> **What to produce**: Transcribe every line from the top down to the line with "import plotly.graph_objects as go", both ends included, but not the pictures.

--- --- ---

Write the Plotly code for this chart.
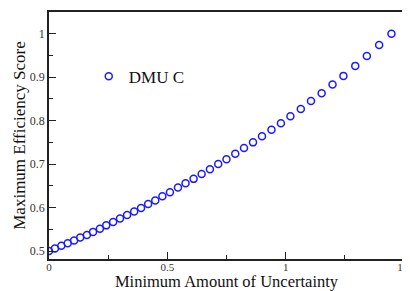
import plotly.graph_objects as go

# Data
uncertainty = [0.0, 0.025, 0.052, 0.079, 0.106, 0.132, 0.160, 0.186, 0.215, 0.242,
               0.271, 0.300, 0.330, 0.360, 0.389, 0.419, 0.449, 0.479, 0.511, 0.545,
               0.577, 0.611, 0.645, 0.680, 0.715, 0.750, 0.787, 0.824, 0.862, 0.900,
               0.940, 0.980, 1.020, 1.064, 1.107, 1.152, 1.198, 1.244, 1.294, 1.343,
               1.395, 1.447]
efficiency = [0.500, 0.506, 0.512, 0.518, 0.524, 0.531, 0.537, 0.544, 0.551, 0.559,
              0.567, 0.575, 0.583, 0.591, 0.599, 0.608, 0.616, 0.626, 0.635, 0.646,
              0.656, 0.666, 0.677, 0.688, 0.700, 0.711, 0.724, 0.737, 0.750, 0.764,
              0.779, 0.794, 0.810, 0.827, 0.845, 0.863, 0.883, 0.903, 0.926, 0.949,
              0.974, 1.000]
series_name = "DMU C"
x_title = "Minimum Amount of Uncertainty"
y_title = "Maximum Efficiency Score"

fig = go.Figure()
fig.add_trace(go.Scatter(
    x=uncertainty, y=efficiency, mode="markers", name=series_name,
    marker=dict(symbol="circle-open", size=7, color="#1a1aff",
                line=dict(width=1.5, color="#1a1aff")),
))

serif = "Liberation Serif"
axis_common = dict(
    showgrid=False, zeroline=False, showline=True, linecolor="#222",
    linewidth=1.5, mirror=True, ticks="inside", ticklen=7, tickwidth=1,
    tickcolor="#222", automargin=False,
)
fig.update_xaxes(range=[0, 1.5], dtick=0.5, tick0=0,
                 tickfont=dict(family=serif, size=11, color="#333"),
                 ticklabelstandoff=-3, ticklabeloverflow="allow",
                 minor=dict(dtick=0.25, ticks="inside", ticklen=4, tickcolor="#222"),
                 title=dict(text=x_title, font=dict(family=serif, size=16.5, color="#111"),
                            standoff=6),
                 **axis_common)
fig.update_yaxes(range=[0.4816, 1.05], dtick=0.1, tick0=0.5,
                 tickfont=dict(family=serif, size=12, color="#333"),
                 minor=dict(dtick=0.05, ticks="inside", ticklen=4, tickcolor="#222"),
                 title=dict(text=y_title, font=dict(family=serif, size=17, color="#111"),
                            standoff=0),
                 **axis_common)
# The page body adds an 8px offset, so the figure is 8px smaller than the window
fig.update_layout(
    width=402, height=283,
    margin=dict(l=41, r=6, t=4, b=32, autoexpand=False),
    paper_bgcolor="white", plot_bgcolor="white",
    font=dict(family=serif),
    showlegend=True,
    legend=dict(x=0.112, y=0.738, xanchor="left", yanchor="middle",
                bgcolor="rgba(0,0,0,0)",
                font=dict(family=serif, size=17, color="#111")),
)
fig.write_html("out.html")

--- --- ---

> **Output of the task**:
Write the Plotly code for this chart.
import plotly.graph_objects as go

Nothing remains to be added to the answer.